Apple's Latest Rule Change Could Cost You A Bundle

It looks like the rumor that Apple will start allowing app subscription price increases to go through without user confirmation isn't just a rumor anymore. In a blog post on its developer website, Apple confirmed that "under certain specific conditions," apps will be able to increase the cost of a subscription without your acceptance of the new terms. What this means is that if you aren't paying attention when monthly (or yearly) rates go up, a lack of response could be viewed as confirmation on your part. 

Unless you live in a place where the law forbids such automatic price increases, you may suddenly find yourself saddled with a larger bill than you're used to. According to Apple, which cited arguably fringe examples of users not realizing there was a price increase, failing to accept the new terms, then unexpectedly having their service interrupted, this change is meant to be an improvement. That said, it's strange to think that accidentally canceling a subscription when prices go up would be a bigger inconvenience than unknowingly agreeing to pay more for a subscription.

What Apple's app subscribers should know

For what it's worth, Apple has put a couple of stipulations on the automatic renewal changes that should help protect users from uncomfortably high price changes. The automatic renewal at a higher price has to be allowed by local law, for one thing, so whether you have to look out for unexpected price increases will depend on your area. There's also a hard limit on the number of times prices can increase: no more than once per year, according to Apple.

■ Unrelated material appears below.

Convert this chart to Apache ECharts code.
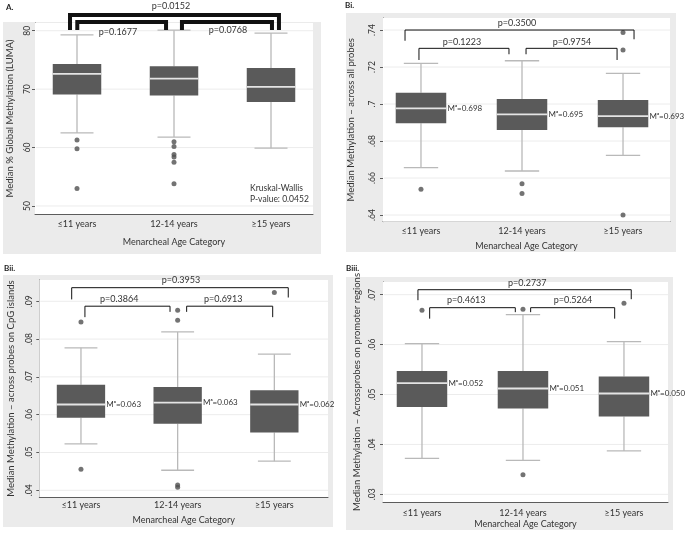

Auto-renewal won't happen if the price increase is beyond a certain threshold. By Apple's example, if the increase exceeds $5 and 50% of the current price (or $50 and 50% for an annual subscription), you'll have to opt in for the change to take effect. The same goes for the previously-mentioned conditions. The company has gone on to state that, in the event of a subscription cost increase that does qualify for automatic renewal, users will receive advanced notice. 

Apple says that if a subscription price is increased, it will reach out via email, push notification, and an in-app message to make sure subscribers aren't caught off guard. According to App Store Connect, notifications will be sent 30 days before renewal for yearly and seven days ahead of time for monthly rate changes. How well this new approach may work, how adequate Apple's notification window may be, and whether this will lead to a lot of surprised subscribers remains to be seen. The new rules have only just started, so only time will tell.